─── Data excerpt ───

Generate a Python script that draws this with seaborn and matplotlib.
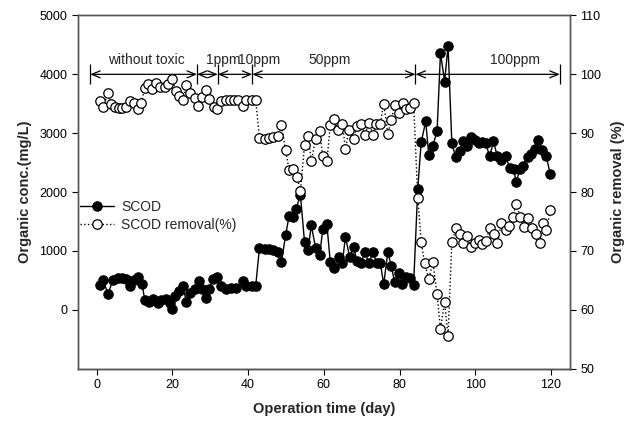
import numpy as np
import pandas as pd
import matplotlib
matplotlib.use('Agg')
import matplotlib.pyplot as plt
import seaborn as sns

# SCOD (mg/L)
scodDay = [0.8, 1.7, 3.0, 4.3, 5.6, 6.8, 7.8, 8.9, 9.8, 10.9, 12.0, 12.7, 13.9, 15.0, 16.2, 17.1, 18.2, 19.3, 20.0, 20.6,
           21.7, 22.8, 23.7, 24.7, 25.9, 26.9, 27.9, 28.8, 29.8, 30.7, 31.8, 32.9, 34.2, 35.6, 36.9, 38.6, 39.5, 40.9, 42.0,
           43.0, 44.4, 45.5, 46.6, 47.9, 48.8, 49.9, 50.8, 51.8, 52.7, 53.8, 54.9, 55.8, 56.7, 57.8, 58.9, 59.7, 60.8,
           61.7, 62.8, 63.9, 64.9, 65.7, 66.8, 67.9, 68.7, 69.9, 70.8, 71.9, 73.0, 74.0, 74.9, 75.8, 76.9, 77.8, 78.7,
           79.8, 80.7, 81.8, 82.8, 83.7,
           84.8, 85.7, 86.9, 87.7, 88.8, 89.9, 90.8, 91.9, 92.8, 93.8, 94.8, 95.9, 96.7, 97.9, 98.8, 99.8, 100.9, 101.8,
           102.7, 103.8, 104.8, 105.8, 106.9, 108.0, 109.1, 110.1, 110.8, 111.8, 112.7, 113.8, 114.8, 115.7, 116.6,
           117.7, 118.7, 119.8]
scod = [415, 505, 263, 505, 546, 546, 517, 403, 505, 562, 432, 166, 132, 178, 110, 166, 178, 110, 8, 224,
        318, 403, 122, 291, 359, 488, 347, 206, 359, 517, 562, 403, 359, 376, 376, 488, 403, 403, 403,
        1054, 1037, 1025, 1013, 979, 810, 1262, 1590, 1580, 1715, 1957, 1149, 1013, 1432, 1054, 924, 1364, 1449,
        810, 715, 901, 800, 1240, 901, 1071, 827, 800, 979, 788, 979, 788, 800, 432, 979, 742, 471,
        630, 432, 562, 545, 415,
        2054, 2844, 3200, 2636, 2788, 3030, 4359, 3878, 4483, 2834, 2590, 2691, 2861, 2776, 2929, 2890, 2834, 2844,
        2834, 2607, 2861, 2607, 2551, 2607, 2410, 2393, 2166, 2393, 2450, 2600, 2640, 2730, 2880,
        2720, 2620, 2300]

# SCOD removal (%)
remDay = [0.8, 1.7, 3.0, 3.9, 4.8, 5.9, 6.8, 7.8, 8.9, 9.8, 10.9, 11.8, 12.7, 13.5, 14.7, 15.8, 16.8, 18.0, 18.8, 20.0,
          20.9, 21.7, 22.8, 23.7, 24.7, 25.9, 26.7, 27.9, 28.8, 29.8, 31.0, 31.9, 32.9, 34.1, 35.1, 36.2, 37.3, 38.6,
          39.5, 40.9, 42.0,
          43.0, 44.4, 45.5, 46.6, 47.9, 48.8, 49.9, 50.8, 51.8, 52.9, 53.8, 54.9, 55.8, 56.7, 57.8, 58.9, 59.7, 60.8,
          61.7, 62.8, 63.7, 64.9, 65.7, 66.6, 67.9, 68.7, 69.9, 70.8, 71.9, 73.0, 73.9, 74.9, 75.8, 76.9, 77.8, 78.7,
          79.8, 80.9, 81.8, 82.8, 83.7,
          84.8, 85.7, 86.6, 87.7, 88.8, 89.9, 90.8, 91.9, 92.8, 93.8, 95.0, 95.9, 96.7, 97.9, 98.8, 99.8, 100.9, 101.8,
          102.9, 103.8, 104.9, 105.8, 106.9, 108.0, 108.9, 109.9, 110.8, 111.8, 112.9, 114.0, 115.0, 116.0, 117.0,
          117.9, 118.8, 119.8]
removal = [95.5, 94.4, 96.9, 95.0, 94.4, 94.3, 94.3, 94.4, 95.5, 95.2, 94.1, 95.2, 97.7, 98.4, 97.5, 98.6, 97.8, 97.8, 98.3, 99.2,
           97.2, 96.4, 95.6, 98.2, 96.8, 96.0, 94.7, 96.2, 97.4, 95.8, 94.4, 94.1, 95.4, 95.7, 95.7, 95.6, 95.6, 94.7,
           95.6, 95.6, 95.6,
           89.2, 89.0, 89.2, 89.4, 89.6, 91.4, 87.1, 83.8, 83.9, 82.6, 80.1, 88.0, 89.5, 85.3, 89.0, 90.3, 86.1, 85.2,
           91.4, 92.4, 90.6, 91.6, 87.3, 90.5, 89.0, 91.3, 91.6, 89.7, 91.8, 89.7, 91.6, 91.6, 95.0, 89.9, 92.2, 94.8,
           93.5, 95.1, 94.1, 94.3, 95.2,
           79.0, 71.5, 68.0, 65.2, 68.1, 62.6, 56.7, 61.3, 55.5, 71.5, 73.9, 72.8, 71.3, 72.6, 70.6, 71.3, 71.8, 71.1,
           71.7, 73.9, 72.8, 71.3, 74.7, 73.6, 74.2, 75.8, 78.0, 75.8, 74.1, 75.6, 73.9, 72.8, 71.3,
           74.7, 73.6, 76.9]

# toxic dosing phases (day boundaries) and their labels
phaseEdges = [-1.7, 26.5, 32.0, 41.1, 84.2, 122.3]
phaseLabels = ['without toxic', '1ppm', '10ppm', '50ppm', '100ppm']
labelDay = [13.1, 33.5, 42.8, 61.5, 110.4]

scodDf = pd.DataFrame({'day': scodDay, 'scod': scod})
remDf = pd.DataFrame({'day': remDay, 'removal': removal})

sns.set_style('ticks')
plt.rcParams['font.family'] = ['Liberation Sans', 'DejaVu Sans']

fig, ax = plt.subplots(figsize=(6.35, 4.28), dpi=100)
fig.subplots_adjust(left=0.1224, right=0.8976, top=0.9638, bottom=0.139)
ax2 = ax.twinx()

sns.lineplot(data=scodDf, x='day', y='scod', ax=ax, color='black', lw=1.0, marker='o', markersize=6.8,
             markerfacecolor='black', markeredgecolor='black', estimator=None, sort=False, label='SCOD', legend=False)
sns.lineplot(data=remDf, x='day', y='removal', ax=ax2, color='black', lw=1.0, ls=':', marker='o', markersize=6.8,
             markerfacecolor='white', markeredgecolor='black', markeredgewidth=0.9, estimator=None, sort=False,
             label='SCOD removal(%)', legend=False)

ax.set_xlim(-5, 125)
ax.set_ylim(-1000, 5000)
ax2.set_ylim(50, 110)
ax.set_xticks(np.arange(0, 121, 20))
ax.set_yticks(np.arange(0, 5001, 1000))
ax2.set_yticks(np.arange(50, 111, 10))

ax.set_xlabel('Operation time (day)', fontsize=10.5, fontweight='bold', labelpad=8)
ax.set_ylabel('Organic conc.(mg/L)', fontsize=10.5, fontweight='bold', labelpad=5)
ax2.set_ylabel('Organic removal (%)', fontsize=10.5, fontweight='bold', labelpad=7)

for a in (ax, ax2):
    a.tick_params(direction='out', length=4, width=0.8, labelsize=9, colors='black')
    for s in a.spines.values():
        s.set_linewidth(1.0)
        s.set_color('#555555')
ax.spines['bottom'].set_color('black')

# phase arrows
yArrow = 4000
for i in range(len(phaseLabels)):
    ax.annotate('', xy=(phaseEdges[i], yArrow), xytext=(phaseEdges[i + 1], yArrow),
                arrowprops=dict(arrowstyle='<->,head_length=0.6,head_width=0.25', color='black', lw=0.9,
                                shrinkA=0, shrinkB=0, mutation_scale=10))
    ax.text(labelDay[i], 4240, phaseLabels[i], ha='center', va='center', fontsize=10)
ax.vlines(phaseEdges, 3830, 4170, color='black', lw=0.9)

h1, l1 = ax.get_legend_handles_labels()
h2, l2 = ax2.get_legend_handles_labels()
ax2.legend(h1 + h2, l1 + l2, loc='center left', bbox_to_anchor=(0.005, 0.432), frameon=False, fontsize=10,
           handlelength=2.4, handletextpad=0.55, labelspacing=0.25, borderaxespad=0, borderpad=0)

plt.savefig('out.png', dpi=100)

───

Your task is to return the lines above, from the first one up to and including the line containing "import seaborn as sns", minus any pictures.

Generate a Python script that draws this with seaborn and matplotlib.
import numpy as np
import pandas as pd
import matplotlib
matplotlib.use('Agg')
import matplotlib.pyplot as plt
import seaborn as sns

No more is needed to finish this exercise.